All which is to say I’m well-aware of the privilege I also wield.

How does all of this play into your role as a program manager at Grindr For Equality?
A lot of what we do is use our platform and geolocation technology to broadcast messages about organizations, services and events around the world. For example, we’ll have an organization in Southeast Asia doing HIV testing at a nightclub on a certain night, and we’ll share information about it to that region on our app. We deal with health and safety and let people know where to get PrEP or PEP. We also disseminate political information, like letting people know which of their local politicians are LGBT-inclusive and which are in support of LGBT rights. In order to do so, we’re building relationships with organizations globally, teaching them how to use our platform to promote their services and resources. It’s been a great tool for groups who don’t have big budgets to be able to reach a wider range of people.

Connecting people to other community members, especially in rural and more isolated areas, has always been central to Grindr’s function. And as we create more content, both through Grindr For Equality and our online magazine, we’re reintroducing Grindr to people in terms of who the platform is for and how the brand is evolving. Trans men and trans women have always used Grindr, but now, we’re doing more to make trans users feel safe and included within the platform.

Does Grindr operate in different ways in different places, depending on where a user is geographically?
Yes. That’s what’s so exciting about the work that we’re doing — we’re evolving alongside the community we serve. In different parts of the country, users can use a Grindr with a completely different avatar. There are also some safety protocols that we have put in place in regions where there’s a lot of danger with being identified as LGBTQ or queer, where people can enter a PIN before they can open their Grindr app.

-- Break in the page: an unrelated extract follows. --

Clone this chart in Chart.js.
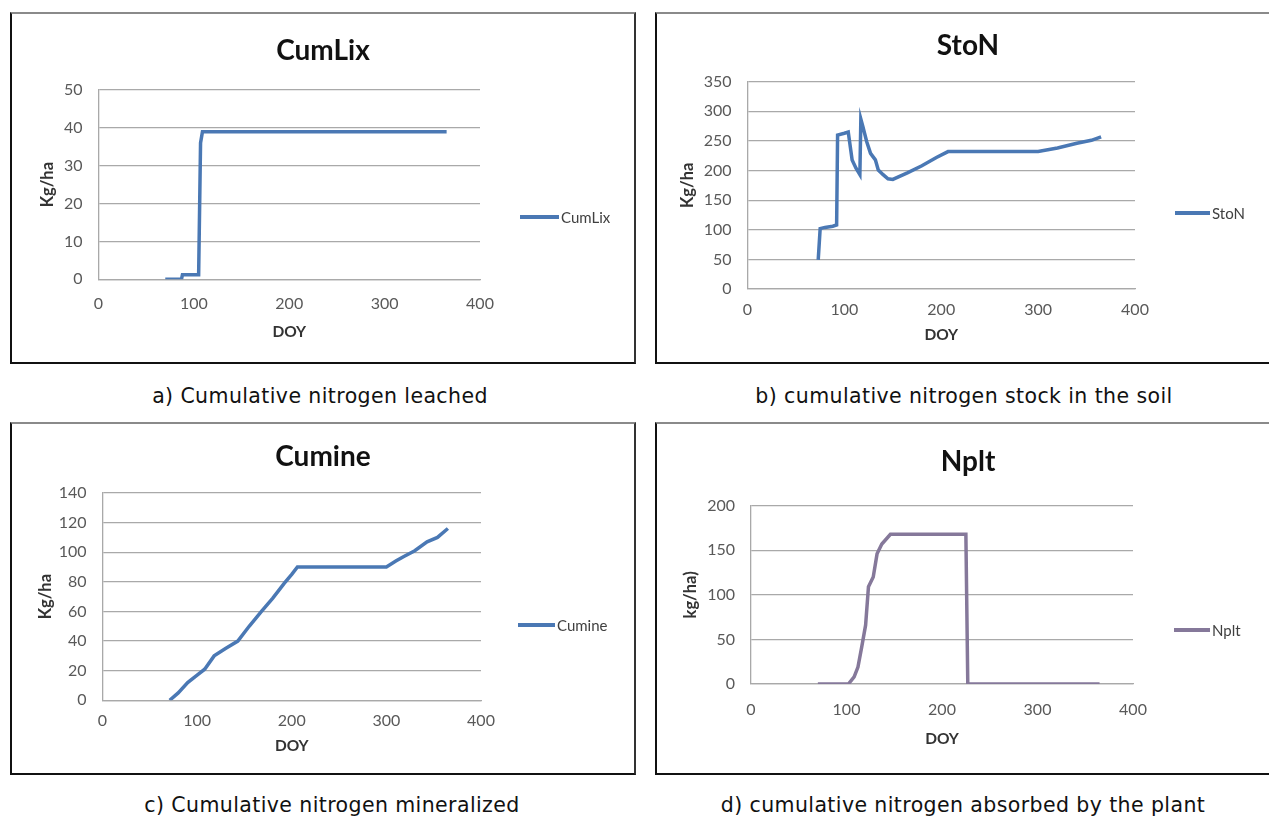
<!DOCTYPE html>
<html>
<head>
<meta charset="utf-8">
<script src="https://cdn.jsdelivr.net/npm/chart.js@4.4.1/dist/chart.umd.min.js"></script>
<style>
  html, body { margin: 0; padding: 0; background: #fff; overflow: hidden; width: 1269px; height: 817px; }
  .box { position: absolute; box-sizing: border-box; border: 2px solid #111; border-top-color: #8a8a8a; border-right-color: #333; }
  .cv { position: absolute; }
  .legend { position: absolute; font: 15px Lato, sans-serif; color: #404040; display: flex; align-items: center; white-space: nowrap; height: 18px; }
  .legend i { display: inline-block; height: 3.5px; margin-right: 2px; }
  .cap { position: absolute; font: 20.5px "DejaVu Sans", sans-serif; letter-spacing: 0.4px; color: #111; transform: translate(-50%, -50%); white-space: nowrap; }
</style>
</head>
<body>
<div class="box" style="left:10px;top:12px;width:626px;height:352px"></div>
<div class="box" style="left:655px;top:12px;width:620px;height:352px"></div>
<div class="box" style="left:10px;top:422px;width:626px;height:353px"></div>
<div class="box" style="left:655px;top:422px;width:620px;height:353px"></div>

<div class="cap" style="left:320px;top:396px">a) Cumulative nitrogen leached</div>
<div class="cap" style="left:964px;top:396px">b) cumulative nitrogen stock in the soil</div>
<div class="cap" style="left:332px;top:805px">c) Cumulative nitrogen mineralized</div>
<div class="cap" style="left:963px;top:805px">d) cumulative nitrogen absorbed by the plant</div>

<script>
// a) CumLix
const doyLix = [70, 87, 88, 105, 107, 109, 365];
const cumLix = [0, 0, 1.2, 1.2, 36, 39, 39];

// b) StoN
const doyStoN = [73, 75, 80, 88, 92, 93, 100, 104, 108, 112, 116, 117, 119, 123, 127, 132, 135, 140, 145, 150, 165, 180, 195, 207, 300, 320, 340, 355, 365];
const stoN = [49, 102, 104, 106, 108, 260, 263, 265, 218, 204, 193, 287, 275, 249, 229, 218, 201, 193, 186, 185, 196, 208, 222, 232, 232, 238, 246, 251, 257];

// c) Cumine
const doyCumine = [71, 80, 90, 100, 108, 118, 130, 143, 155, 168, 180, 192, 200, 206, 250, 300, 310, 318, 330, 343, 354, 365];
const cumine = [0, 5, 12, 17, 21, 30, 35, 40, 50, 60, 69, 79, 85, 90, 90, 90, 94, 97, 101, 107, 110, 116];

// d) Nplt
const doyNplt = [70, 102, 108, 112, 116, 120, 123, 128, 132, 137, 146, 225, 227, 365];
const nplt = [0, 0, 8, 19, 42, 66, 109, 120, 146, 157, 168, 168, 0, 0];

const xTicks = [0, 100, 200, 300, 400];

const blue = '#4a78b4';
const purple = '#85789a';

const panels = [
  { title: 'CumLix', yTitle: 'Kg/ha', label: 'CumLix', xs: doyLix, ys: cumLix, color: blue, yMax: 50, yStep: 10,
    canvas: [12, 14, 622, 348], plot: [98.5, 480, 90, 279.3], titleY: 50.7, yTitleX: 48, xTickY: 303.3, xTitleY: 331.7,
    legend: [520, 217, 39] },
  { title: 'StoN', yTitle: 'Kg/ha', label: 'StoN', xs: doyStoN, ys: stoN, color: blue, yMax: 350, yStep: 50,
    canvas: [657, 14, 622, 348], plot: [747.5, 1135, 81.7, 289], titleY: 45.7, yTitleX: 688, xTickY: 310, xTitleY: 335,
    legend: [1175, 213, 35] },
  { title: 'Cumine', yTitle: 'Kg/ha', label: 'Cumine', xs: doyCumine, ys: cumine, color: blue, yMax: 140, yStep: 20,
    canvas: [12, 424, 622, 349], plot: [102.5, 481, 493, 700.3], titleY: 457, yTitleX: 45.5, xTickY: 720.7, xTitleY: 745.7,
    legend: [518, 625, 37] },
  { title: 'Nplt', yTitle: 'kg/ha)', label: 'Nplt', xs: doyNplt, ys: nplt, color: purple, yMax: 200, yStep: 50,
    canvas: [657, 424, 622, 349], plot: [751, 1133, 505.7, 684], titleY: 462, yTitleX: 691, xTickY: 709.7, xTitleY: 739,
    legend: [1174, 630, 36] }
];

const tickFont = { family: 'Lato', size: 16 };
const xTitleFont = { family: 'Lato', size: 15.5, weight: 'bold', lineHeight: 1.2 };
const yTitleFont = { family: 'Lato', size: 16.5, weight: 'bold', lineHeight: 1.2 };
const titleFont = { family: 'Lato', size: 28, weight: 'bold', lineHeight: 1.2 };
const gridColor = '#a9a9a9';

function makePanel(p) {
  const [cx, cy, cw, ch] = p.canvas;
  const [L, R, T, B] = p.plot;
  const wrap = document.createElement('div');
  wrap.className = 'cv';
  wrap.style.left = cx + 'px';
  wrap.style.top = cy + 'px';
  wrap.style.width = cw + 'px';
  wrap.style.height = ch + 'px';
  const canvas = document.createElement('canvas');
  wrap.appendChild(canvas);
  document.body.appendChild(wrap);

  const titleLH = titleFont.size * titleFont.lineHeight;
  const xLH = xTitleFont.size * xTitleFont.lineHeight;
  const yLH = yTitleFont.size * yTitleFont.lineHeight;

  new Chart(canvas, {
    type: 'line',
    data: {
      datasets: [{
        label: p.label,
        data: p.xs.map((d, i) => ({ x: d, y: p.ys[i] })),
        borderColor: p.color,
        backgroundColor: p.color,
        borderWidth: 3.5,
        pointRadius: 0,
        tension: 0,
        fill: false,
        yAxisID: 'y'
      }]
    },
    options: {
      responsive: true,
      maintainAspectRatio: false,
      animation: false,
      layout: { padding: 0 },
      plugins: {
        legend: { display: false },
        tooltip: { enabled: false },
        title: {
          display: true,
          text: p.title,
          color: '#111',
          font: titleFont,
          padding: { top: p.titleY - titleLH / 2 - cy, bottom: T - (p.titleY + titleLH / 2) }
        }
      },
      scales: {
        x: {
          type: 'linear',
          min: 0,
          max: 400,
          afterBuildTicks: (s) => { s.ticks = xTicks.map((v) => ({ value: v })); },
          ticks: { padding: p.xTickY - B - 9.5, color: '#595959', font: tickFont },
          grid: { display: false, drawTicks: false },
          border: { display: true, color: gridColor, width: 1.3 },
          title: {
            display: true, text: 'DOY', color: '#333', font: xTitleFont,
            padding: { top: 0, bottom: cy + ch - p.xTitleY - xLH / 2 }
          },
          afterFit: (s) => { s.height = cy + ch - B; s.paddingLeft = 0; s.paddingRight = 0; }
        },
        y: {
          min: 0,
          max: p.yMax,
          ticks: { stepSize: p.yStep, padding: 16, color: '#595959', font: tickFont },
          grid: { color: gridColor, lineWidth: 1.3, drawTicks: false },
          border: { display: true, color: gridColor, width: 1.3 },
          title: {
            display: true, text: p.yTitle, color: '#333', font: yTitleFont,
            padding: { top: p.yTitleX - cx - yLH / 2, bottom: 0 }
          },
          afterFit: (s) => { s.width = L - cx; s.paddingTop = 0; s.paddingBottom = 0; }
        },
        // empty right box: reserves the legend space so the title stays centred on the panel
        side: {
          position: 'right',
          ticks: { display: false },
          grid: { display: false, drawTicks: false },
          border: { display: false },
          afterFit: (s) => { s.width = cx + cw - R; s.paddingTop = 0; s.paddingBottom = 0; }
        }
      }
    }
  });

  const [lx, ly, llen] = p.legend;
  const lg = document.createElement('div');
  lg.className = 'legend';
  lg.style.left = lx + 'px';
  lg.style.top = (ly - 9) + 'px';
  const sw = document.createElement('i');
  sw.style.width = llen + 'px';
  sw.style.background = p.color;
  lg.appendChild(sw);
  lg.appendChild(document.createTextNode(p.label));
  document.body.appendChild(lg);
}

panels.forEach(makePanel);
</script>
</body>
</html>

For example, in some parts of Latin America, being referred to as travesti is part of the lingo and not offensive. Where in the U.S., we obviously don’t use “transvestite.” That’s considered an antiquated term.

In the Middle East and North African regions, we’re careful with how we phrase our messaging to be sure it’s never putting anyone in danger, especially in places where folks could be arrested. We won’t advertise exactly where a location is, for instance, and we’re careful about where we place ads. I’m constantly looking at what we can do and what kinds of changes we can make to keep people safe.

Part of Grindr for Equality is being sure we’re doing this work in a culturally competent way, respecting various communities along with their histories and identities and not coming in and dictating what’s happening or what language is being used. We try to just enhance what’s already gone in particular regions and be authentic in this way. This gives us an opportunity to think about language and how to be regionally specific.

How do you think cis people, including members of the queer community, can better support transgender folks?
There’s no simple way to say, “Just do A, B and C, and you’ll be good.” It’s making being inclusive and not making assumptions foundational to your life. That’s the commitment we need, which entails constantly challenging one’s self and looking for ways to help.

When we get a little, we have to do a little more. It’s not enough for companies to hire gay men and think that fulfills their diversity quota. So if you’re a successful gay man or someone with a lot of passing privilege, why not ask your company how many transgender people work there? And why not suggest they hire more transgender people? Why not ask if your insurance programs cover transitional care so that more transgender people can feel comfortable? If you’re part of the LGTBQ community or really want to be an ally, I believe it’s your responsibility to say to yourself, “My foot is in the door, so how can I now open that door wider for others?”